(Short exercise) Could the lines from the start of the data through the line with "return v > 5.5" be set down exactly, with no pictures among them?

(Provided material)
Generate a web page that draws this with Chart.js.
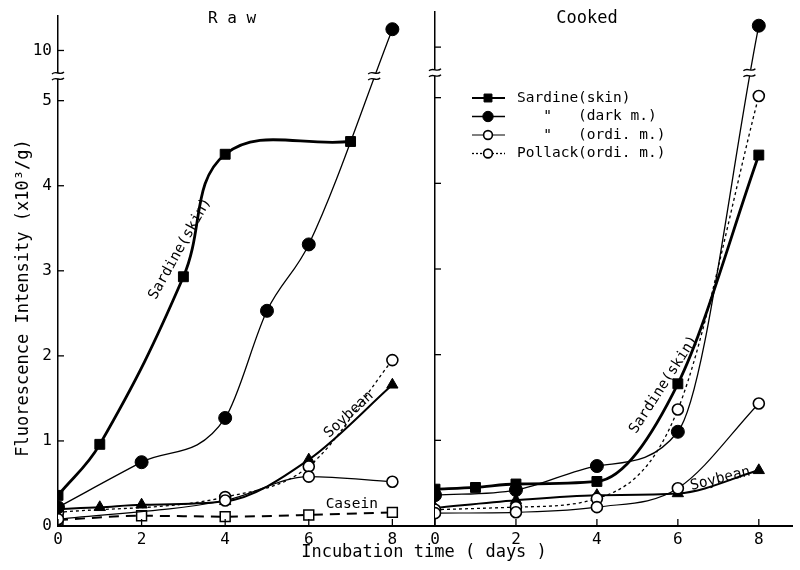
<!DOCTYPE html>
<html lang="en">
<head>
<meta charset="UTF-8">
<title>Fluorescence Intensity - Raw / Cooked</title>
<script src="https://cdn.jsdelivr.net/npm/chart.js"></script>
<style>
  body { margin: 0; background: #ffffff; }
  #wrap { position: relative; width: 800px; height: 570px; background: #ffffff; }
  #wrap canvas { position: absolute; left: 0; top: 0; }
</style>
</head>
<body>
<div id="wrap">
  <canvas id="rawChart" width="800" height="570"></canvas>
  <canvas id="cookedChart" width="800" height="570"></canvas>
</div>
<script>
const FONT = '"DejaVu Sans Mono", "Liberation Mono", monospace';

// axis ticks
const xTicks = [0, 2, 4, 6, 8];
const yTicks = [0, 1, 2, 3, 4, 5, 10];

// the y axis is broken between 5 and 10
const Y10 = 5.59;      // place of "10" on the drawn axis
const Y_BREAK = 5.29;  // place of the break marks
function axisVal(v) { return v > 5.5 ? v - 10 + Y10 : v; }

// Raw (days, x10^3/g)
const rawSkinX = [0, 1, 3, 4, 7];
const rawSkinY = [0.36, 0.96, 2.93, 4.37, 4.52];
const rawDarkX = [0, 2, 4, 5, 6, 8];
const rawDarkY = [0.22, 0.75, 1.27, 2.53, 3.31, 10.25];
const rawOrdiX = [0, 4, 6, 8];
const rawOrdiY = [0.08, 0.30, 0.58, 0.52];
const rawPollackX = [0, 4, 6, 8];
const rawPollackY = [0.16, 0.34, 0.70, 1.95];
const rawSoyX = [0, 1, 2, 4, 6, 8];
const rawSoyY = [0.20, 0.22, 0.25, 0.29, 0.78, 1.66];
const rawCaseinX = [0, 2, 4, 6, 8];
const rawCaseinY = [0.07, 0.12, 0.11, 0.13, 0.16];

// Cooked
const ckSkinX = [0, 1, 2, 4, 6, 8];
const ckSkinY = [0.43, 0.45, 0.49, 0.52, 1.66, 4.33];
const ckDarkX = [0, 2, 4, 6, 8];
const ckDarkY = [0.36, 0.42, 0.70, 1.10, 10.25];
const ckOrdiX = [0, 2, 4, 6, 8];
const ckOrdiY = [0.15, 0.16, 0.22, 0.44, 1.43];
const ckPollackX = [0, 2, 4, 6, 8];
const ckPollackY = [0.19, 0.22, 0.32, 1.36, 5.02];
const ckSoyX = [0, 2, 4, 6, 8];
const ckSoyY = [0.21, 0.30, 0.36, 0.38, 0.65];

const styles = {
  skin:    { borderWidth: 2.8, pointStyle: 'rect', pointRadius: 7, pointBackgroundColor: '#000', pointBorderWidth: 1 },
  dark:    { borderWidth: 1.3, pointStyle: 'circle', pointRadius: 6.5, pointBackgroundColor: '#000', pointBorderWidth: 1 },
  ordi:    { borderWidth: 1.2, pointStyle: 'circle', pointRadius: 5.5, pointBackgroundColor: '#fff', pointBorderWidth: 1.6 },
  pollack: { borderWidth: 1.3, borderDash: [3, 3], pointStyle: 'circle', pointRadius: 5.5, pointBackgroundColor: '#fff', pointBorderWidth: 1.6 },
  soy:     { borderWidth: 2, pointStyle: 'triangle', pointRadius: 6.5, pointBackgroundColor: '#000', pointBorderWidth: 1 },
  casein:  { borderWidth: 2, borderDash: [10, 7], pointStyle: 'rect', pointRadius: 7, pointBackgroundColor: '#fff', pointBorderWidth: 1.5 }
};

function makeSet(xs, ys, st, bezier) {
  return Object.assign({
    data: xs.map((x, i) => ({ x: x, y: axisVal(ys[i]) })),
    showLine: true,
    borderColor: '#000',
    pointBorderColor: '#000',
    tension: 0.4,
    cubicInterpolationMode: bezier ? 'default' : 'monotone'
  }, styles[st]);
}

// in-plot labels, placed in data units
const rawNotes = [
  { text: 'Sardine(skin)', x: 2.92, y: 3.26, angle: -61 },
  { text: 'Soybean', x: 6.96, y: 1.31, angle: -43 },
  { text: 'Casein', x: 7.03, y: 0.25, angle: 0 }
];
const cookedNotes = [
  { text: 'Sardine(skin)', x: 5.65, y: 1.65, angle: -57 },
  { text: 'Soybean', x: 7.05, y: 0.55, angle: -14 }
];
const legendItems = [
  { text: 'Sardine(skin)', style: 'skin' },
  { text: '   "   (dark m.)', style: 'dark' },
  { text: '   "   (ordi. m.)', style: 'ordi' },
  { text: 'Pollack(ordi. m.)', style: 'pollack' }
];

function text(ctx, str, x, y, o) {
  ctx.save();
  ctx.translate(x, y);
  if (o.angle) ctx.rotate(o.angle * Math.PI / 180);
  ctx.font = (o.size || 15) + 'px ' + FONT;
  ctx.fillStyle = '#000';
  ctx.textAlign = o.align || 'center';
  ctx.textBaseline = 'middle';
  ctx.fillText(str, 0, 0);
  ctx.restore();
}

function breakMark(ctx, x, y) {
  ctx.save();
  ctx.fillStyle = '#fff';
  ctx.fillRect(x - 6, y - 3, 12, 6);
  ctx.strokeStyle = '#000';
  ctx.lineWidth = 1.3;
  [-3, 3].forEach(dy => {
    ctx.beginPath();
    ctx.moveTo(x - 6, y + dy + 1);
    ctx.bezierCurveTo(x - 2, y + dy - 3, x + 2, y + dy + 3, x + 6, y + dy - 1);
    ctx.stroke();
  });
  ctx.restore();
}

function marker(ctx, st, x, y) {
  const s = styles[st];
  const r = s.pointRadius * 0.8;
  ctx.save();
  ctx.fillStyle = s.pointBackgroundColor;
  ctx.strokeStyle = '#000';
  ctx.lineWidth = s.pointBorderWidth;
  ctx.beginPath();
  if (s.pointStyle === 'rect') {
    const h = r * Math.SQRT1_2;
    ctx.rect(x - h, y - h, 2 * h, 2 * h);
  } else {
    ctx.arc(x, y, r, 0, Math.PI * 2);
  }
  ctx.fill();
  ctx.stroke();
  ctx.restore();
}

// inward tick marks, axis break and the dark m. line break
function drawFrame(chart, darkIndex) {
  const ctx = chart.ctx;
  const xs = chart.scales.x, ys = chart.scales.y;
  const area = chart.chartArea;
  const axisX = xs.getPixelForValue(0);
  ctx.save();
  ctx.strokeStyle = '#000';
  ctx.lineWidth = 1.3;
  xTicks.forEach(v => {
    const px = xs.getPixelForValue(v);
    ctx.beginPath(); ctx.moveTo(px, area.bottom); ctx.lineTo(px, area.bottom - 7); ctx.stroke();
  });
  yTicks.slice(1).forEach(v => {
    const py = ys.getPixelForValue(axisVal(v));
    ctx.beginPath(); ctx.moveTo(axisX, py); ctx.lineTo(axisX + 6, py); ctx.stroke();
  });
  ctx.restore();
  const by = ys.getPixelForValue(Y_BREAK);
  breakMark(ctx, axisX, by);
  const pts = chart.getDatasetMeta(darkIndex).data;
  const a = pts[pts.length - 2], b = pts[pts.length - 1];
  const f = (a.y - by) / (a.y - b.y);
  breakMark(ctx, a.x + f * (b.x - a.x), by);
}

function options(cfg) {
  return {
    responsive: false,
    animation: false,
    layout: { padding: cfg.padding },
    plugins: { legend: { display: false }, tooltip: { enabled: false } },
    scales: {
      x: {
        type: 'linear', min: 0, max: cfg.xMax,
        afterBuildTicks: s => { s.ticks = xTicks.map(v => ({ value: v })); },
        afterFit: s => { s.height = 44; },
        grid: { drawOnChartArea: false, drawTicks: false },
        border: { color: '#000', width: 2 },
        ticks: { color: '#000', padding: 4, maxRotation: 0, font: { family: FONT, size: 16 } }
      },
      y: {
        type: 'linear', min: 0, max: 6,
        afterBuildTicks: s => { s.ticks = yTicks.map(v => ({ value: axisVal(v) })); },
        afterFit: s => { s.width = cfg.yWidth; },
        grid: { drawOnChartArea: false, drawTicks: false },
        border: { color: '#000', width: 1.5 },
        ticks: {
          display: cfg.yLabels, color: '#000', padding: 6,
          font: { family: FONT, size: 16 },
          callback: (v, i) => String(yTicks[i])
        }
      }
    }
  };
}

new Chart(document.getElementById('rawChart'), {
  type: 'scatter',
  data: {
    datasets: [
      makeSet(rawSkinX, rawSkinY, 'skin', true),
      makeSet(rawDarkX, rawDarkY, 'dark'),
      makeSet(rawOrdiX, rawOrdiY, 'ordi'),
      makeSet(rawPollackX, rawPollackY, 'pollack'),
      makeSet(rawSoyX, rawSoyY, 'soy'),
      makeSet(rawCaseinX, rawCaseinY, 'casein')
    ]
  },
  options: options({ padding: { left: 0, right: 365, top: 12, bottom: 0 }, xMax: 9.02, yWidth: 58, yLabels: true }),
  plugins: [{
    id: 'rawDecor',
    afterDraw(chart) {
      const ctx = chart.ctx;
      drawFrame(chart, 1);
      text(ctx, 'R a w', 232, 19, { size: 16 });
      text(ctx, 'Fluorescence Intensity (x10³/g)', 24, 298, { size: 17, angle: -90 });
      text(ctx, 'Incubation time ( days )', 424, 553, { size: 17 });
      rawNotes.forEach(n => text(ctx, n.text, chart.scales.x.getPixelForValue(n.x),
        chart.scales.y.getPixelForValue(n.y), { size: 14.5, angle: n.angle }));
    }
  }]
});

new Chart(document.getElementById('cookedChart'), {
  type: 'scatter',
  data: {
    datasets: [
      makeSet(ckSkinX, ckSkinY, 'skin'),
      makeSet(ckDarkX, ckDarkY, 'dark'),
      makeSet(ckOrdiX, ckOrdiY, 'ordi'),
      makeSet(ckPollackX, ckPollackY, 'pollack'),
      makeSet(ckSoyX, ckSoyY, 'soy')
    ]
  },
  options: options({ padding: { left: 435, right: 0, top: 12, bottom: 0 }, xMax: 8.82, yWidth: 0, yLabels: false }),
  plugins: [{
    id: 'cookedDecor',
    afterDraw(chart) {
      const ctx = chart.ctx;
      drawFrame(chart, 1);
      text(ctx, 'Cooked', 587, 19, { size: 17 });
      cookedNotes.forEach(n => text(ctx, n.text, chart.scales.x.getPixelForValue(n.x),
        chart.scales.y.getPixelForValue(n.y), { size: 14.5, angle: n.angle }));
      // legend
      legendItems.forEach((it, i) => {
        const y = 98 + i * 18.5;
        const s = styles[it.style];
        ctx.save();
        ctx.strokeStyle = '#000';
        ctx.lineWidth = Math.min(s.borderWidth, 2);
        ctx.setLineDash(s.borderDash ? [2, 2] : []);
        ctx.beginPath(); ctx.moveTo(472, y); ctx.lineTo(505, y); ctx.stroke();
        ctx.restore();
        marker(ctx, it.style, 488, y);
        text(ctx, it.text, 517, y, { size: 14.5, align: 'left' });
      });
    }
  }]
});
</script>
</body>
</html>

(Finished task)
Generate a web page that draws this with Chart.js.
<!DOCTYPE html>
<html lang="en">
<head>
<meta charset="UTF-8">
<title>Fluorescence Intensity - Raw / Cooked</title>
<script src="https://cdn.jsdelivr.net/npm/chart.js"></script>
<style>
  body { margin: 0; background: #ffffff; }
  #wrap { position: relative; width: 800px; height: 570px; background: #ffffff; }
  #wrap canvas { position: absolute; left: 0; top: 0; }
</style>
</head>
<body>
<div id="wrap">
  <canvas id="rawChart" width="800" height="570"></canvas>
  <canvas id="cookedChart" width="800" height="570"></canvas>
</div>
<script>
const FONT = '"DejaVu Sans Mono", "Liberation Mono", monospace';

// axis ticks
const xTicks = [0, 2, 4, 6, 8];
const yTicks = [0, 1, 2, 3, 4, 5, 10];

// the y axis is broken between 5 and 10
const Y10 = 5.59;      // place of "10" on the drawn axis
const Y_BREAK = 5.29;  // place of the break marks
function axisVal(v) { return v > 5.5 ? v - 10 + Y10 : v; }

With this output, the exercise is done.